Work from home, and you could have the best of everything-  just buy diapers of both kinds,  and that’s  the senior and junior citizens taken care of.   No pollution, no road rage, no fuming over protest marches that interfere with your plans, and best of all no deadlines to kill you.

Of course, it is  tragic that the kids are never going to have our kind of “Those were the days.”

Ah.

To remember the little uncertainties and unsettling happenings in the age of innocence.  Father’s  little joke that helped to remember the theatres that  we passed while going from Banashankari to Malleswaram in the BTS Route No. 14 (yup ,the same one which had Rajnikanth as conductor) is irrelevant now.  But we can still laugh remembering it, though I must tell you we had no one to visit in Malleswaram , but merely loved riding from terminus to terminus. It was the longest known bus route in Bangalore then, To get back to Father’s  joke, as the conductor( may be it was Rajnikanth in his Shivaji Rao Gaekwad avatar, or may be it wasn’t)  called out “tickets?! tickets?! , one lady  said “Nanda” and got her ticket. Another took one for Shanti, and a third wanted to get off at Uma. The fourth lade, held out the money,  announced, “Alamelu”!

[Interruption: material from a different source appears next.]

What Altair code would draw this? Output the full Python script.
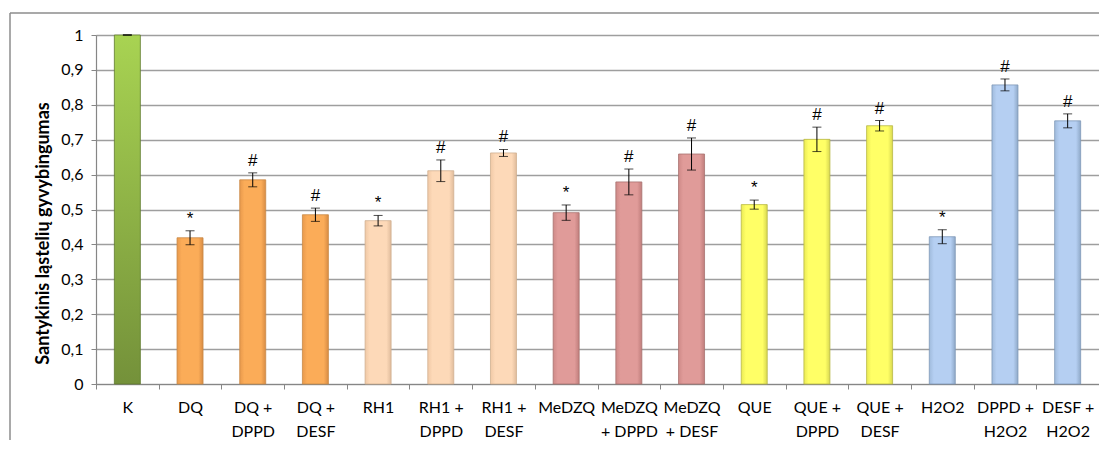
import altair as alt
import pandas as pd

categories = ["K", "DQ", "DQ +\nDPPD", "DQ +\nDESF", "RH1", "RH1 +\nDPPD", "RH1 +\nDESF",
              "MeDZQ", "MeDZQ\n+ DPPD", "MeDZQ\n+ DESF", "QUE", "QUE +\nDPPD", "QUE +\nDESF",
              "H2O2", "DPPD +\nH2O2", "DESF +\nH2O2"]
values = [1.0, 0.419, 0.585, 0.485, 0.468, 0.611, 0.662, 0.491, 0.579, 0.659,
          0.514, 0.701, 0.740, 0.422, 0.857, 0.754]
errors = [0.0, 0.020, 0.020, 0.019, 0.015, 0.031, 0.010, 0.022, 0.037, 0.046,
          0.013, 0.035, 0.015, 0.020, 0.017, 0.020]
groups = ["K", "DQ", "DQ", "DQ", "RH1", "RH1", "RH1", "MeDZQ", "MeDZQ", "MeDZQ",
          "QUE", "QUE", "QUE", "H2O2", "H2O2", "H2O2"]
marks = ["", "*", "#", "#", "*", "#", "#", "*", "#", "#", "*", "#", "#", "*", "#", "#"]

df = pd.DataFrame({"cat": categories, "v": values, "err": errors, "grp": groups, "sig": marks})

W, H = 1003, 349
FONT = "Lato"

def hgrad(edge, mid, edge2):
    return alt.Gradient(gradient="linear", x1=0, x2=1, y1=0, y2=0,
                        stops=[alt.GradientStop(offset=0, color=edge),
                               alt.GradientStop(offset=0.18, color=mid),
                               alt.GradientStop(offset=0.82, color=mid),
                               alt.GradientStop(offset=1, color=edge2)])

fills = {
    "K": alt.Gradient(gradient="linear", x1=0, x2=0, y1=0, y2=1,
                      stops=[alt.GradientStop(offset=0, color="#a8d352"),
                             alt.GradientStop(offset=1, color="#74913a")]),
    "DQ": hgrad("#e8994c", "#fbac58", "#d88c44"),
    "RH1": hgrad("#f0c9a6", "#fdd9b8", "#e0bc9c"),
    "MeDZQ": hgrad("#cf8a88", "#e09b99", "#c07e7c"),
    "QUE": hgrad("#eaea55", "#ffff66", "#d8d850"),
    "H2O2": hgrad("#a0bbdc", "#b5cff2", "#8fa9c8"),
}
strokes = {"K": "#5f7a2e", "DQ": "#c98a48", "RH1": "#d0b090", "MeDZQ": "#a87270",
           "QUE": "#b8b845", "H2O2": "#7f98b8"}

xaxis = alt.Axis(labelExpr="split(datum.label, '\\n')", labelAngle=0,
                 labelFont=FONT, labelFontSize=16, labelColor="#000000",
                 labelLineHeight=24, labelPadding=10, labelBaseline="top",
                 tickBand="extent", tickSize=5, tickColor="#868686",
                 domainColor="#868686", domainWidth=1.2, grid=False, title=None)
xscale = alt.Scale(paddingInner=0.0, paddingOuter=0.0)
yscale = alt.Scale(domain=[0, 1], nice=False)
yaxis = alt.Axis(values=[0, 0.1, 0.2, 0.3, 0.4, 0.5, 0.6, 0.7, 0.8, 0.9, 1.0],
                 labelExpr="replace(format(datum.value, '.1~f'), '.', ',')",
                 labelFont=FONT, labelFontSize=16, labelColor="#000000", labelPadding=8,
                 tickSize=5, tickColor="#868686", domainColor="#868686", domainWidth=1.2,
                 grid=True, gridColor="#9e9e9e", gridWidth=1.4,
                 title="Santykinis ląstelių gyvybingumas", titleFont=FONT, titleFontSize=18,
                 titleFontWeight="bold", titleColor="#000000", titleAngle=270,
                 titleX=-53, titleY=198, titleAlign="center", titleBaseline="middle")

def X():
    return alt.X("cat:N", sort=categories, scale=xscale, axis=xaxis)

def Y(field):
    return alt.Y(field, scale=yscale, axis=yaxis)

base = alt.Chart(df)
one = alt.Data(values=[{"a": 1}])

frame_left = alt.Chart(one).mark_rule(color="#8c8c8c", strokeWidth=1.5, clip=False).encode(
    x=alt.value(-86), y=alt.value(-22), y2=alt.value(H + 56))
frame_top = alt.Chart(one).mark_rule(color="#8c8c8c", strokeWidth=1.5, clip=False).encode(
    x=alt.value(-86), x2=alt.value(W + 40), y=alt.value(-22))

layers = []
for g in ["K", "DQ", "RH1", "MeDZQ", "QUE", "H2O2"]:
    layer = base.transform_filter(alt.datum.grp == g).mark_bar(
        size=26, color=fills[g], stroke=strokes[g], strokeWidth=0.8
    ).encode(x=X(), y=Y("v:Q"))
    layers.append(layer)

err_base = base.transform_filter(alt.datum.err > 0).transform_calculate(
    lo="datum.v - datum.err", hi="datum.v + datum.err")
rule = err_base.mark_rule(color="#000000", strokeWidth=1).encode(
    x=X(), y=Y("lo:Q"), y2="hi:Q")
cap_hi = err_base.mark_tick(color="#000000", size=9, thickness=1, orient="horizontal").encode(
    x=X(), y=Y("hi:Q"))
cap_lo = err_base.mark_tick(color="#000000", size=9, thickness=1, orient="horizontal").encode(
    x=X(), y=Y("lo:Q"))
ktick = base.transform_filter(alt.datum.grp == "K").mark_tick(
    color="#000000", size=9, thickness=2, orient="horizontal").encode(
    x=X(), y=Y("v:Q"))
sig = base.transform_filter(alt.datum.sig != "").transform_calculate(
    hi="datum.v + datum.err").mark_text(
    font="Liberation Sans", fontSize=17, color="#000000", baseline="alphabetic", dy=-7
).encode(x=X(), y=Y("hi:Q"), text="sig:N")

layers += [rule, cap_hi, cap_lo, ktick, sig, frame_left, frame_top]

chart = alt.layer(*layers).properties(
    width=W, height=H,
    autosize=alt.AutoSizeParams(type="none"),
    padding={"left": 88, "top": 27, "right": 0, "bottom": 62},
).configure_view(stroke=None).configure(background="#ffffff")

chart.save("out.html", embed_options={"renderer": "svg", "actions": False})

Humour doesn’t do bus any more.  Bus is where an “argument”  between  two  commuters can morph into a fight.  And a rude word suddenly reminds the conductor-driver duo that they can simply  pull over, and launch a “snap strike”. It is the vehicle of choice for those who believe  setting them on fire can bring the Government to its knees,  or mourn the death of  a Rajkumar or Vishnuvardhan.  Ironical that a bus conductor in Bangalore went on to become a Superstar in a neighbouring State, and buses were vandalised because he said something that offended people here.

PS: I wonder if Rajnikanth  ever found out where Alamelu wanted to get off.